Quote verbatim everything from the line containing "Convert this chart to matplotlib code." down to the line containing "centers = (edges[:-1] + edges[1:]) / 2", with both of those lines included and no others.
** START Provided records **
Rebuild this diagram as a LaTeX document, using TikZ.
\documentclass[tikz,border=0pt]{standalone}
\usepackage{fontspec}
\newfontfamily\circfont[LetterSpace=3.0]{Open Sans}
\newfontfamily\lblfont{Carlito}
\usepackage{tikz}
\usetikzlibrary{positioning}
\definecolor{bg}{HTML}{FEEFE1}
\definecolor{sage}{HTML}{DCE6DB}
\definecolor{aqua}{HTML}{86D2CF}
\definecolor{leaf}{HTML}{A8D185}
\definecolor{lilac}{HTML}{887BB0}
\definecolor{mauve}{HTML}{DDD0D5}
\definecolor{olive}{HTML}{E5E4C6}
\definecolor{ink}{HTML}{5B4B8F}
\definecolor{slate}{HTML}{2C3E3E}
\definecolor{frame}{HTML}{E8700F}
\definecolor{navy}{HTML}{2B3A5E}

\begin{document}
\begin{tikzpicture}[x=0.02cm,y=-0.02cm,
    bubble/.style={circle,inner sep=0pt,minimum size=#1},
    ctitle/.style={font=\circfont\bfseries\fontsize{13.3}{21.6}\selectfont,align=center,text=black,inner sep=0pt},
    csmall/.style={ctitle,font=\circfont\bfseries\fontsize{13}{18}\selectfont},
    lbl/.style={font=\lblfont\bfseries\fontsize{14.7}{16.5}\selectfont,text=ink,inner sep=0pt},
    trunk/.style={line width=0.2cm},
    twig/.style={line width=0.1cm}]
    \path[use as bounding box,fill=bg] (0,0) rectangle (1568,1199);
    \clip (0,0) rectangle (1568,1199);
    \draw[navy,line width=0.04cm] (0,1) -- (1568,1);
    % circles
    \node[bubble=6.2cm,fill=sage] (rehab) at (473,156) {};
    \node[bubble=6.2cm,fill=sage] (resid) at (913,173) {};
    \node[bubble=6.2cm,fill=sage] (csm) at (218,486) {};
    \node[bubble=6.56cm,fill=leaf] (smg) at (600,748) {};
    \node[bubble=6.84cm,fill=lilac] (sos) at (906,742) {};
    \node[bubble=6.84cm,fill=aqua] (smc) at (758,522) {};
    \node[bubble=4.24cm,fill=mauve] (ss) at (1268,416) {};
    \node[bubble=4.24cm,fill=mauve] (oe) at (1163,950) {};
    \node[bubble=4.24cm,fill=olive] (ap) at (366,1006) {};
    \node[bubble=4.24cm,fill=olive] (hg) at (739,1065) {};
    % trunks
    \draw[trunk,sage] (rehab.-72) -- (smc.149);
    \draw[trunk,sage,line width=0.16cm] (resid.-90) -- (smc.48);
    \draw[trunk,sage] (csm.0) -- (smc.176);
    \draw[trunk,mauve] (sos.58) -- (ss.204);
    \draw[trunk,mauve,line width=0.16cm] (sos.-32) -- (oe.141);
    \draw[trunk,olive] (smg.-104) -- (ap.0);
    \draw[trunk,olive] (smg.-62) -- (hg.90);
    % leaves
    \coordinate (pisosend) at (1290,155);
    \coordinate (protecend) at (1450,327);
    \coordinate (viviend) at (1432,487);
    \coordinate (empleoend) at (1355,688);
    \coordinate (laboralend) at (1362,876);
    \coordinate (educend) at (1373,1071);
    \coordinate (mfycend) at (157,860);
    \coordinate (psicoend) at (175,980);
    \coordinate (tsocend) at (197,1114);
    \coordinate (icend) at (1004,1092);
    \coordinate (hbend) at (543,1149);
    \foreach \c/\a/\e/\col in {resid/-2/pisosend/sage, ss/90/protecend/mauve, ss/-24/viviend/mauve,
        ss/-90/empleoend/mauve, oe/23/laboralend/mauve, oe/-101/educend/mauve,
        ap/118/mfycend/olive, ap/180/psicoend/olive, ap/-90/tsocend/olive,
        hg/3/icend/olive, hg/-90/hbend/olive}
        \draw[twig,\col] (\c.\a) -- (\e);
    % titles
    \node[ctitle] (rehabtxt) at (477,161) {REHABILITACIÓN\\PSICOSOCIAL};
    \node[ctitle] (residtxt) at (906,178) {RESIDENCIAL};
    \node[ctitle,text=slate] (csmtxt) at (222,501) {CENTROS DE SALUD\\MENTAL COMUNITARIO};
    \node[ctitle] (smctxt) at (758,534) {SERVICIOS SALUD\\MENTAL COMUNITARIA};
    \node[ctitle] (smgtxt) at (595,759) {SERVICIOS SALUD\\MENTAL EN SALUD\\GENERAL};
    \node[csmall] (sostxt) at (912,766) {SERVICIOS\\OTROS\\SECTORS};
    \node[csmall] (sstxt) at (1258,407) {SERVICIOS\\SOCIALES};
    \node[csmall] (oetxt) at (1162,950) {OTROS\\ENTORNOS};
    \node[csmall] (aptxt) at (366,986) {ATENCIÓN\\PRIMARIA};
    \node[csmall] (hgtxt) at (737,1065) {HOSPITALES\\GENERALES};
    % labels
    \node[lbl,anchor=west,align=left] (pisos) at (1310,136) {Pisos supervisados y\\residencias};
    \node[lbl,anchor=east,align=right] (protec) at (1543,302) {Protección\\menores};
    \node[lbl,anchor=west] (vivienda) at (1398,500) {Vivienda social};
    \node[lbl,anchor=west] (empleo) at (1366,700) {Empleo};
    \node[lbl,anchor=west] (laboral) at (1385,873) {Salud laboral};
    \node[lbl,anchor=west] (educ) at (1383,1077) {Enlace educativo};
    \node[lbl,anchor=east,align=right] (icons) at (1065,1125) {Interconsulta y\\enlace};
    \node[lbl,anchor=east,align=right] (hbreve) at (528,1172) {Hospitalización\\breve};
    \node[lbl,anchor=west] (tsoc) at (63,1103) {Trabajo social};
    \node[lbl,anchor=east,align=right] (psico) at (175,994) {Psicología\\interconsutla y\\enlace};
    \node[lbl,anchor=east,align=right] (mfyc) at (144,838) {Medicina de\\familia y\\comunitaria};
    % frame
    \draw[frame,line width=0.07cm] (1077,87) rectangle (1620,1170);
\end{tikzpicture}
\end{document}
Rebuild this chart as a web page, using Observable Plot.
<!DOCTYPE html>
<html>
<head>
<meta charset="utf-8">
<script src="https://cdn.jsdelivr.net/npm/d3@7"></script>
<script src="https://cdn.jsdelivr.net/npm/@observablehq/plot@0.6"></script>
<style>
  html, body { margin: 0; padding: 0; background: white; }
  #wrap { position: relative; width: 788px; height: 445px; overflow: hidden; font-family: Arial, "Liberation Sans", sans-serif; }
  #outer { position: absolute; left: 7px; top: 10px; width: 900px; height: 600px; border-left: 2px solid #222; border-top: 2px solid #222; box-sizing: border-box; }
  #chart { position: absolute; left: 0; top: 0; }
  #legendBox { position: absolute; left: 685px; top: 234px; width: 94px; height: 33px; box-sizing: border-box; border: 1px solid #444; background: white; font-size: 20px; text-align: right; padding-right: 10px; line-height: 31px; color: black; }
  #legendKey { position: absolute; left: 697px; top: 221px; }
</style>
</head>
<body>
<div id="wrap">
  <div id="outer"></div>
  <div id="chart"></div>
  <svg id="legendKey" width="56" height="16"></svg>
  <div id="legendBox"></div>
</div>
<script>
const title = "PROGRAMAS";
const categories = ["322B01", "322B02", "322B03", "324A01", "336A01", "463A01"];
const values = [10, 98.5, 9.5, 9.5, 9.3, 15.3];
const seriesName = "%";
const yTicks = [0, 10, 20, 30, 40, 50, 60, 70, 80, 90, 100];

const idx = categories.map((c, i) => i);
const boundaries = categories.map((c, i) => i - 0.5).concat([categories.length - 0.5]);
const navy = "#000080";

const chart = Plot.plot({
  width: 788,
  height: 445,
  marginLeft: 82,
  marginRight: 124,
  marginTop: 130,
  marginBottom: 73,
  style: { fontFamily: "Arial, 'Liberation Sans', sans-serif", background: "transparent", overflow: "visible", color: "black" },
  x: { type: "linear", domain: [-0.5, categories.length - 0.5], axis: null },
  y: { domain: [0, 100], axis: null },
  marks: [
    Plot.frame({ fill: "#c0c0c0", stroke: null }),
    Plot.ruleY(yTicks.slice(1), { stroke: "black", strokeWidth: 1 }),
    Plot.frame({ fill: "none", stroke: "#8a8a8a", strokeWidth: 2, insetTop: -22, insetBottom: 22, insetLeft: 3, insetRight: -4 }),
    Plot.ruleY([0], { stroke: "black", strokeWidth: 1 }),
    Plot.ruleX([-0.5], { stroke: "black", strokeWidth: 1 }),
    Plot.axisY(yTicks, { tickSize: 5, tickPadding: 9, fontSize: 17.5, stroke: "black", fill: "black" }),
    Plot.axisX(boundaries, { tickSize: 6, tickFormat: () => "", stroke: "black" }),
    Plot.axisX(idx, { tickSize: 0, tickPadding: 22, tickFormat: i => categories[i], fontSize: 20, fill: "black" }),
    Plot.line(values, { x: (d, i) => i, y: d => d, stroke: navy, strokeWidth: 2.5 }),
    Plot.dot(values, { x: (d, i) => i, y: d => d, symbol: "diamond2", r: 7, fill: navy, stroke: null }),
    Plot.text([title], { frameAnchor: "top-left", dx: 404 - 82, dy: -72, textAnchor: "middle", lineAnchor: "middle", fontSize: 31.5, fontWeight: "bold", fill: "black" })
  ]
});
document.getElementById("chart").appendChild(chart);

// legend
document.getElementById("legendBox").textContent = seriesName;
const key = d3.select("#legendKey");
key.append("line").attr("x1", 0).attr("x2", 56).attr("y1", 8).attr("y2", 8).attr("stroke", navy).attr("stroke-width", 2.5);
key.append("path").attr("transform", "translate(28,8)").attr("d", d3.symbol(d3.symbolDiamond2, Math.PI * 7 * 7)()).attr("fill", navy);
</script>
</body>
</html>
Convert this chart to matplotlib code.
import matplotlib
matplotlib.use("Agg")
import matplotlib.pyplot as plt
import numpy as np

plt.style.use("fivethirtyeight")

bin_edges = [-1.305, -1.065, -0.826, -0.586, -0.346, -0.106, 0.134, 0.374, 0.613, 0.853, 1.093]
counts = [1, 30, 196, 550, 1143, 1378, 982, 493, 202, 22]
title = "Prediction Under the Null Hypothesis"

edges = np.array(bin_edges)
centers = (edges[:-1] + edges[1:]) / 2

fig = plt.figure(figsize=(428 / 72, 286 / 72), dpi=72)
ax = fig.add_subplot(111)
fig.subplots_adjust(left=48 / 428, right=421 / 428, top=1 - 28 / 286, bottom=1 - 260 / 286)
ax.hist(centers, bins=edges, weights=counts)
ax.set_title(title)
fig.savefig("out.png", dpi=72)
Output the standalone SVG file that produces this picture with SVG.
** END Provided records **
* [Exercise result]
Convert this chart to matplotlib code.
import matplotlib
matplotlib.use("Agg")
import matplotlib.pyplot as plt
import numpy as np

plt.style.use("fivethirtyeight")

bin_edges = [-1.305, -1.065, -0.826, -0.586, -0.346, -0.106, 0.134, 0.374, 0.613, 0.853, 1.093]
counts = [1, 30, 196, 550, 1143, 1378, 982, 493, 202, 22]
title = "Prediction Under the Null Hypothesis"

edges = np.array(bin_edges)
centers = (edges[:-1] + edges[1:]) / 2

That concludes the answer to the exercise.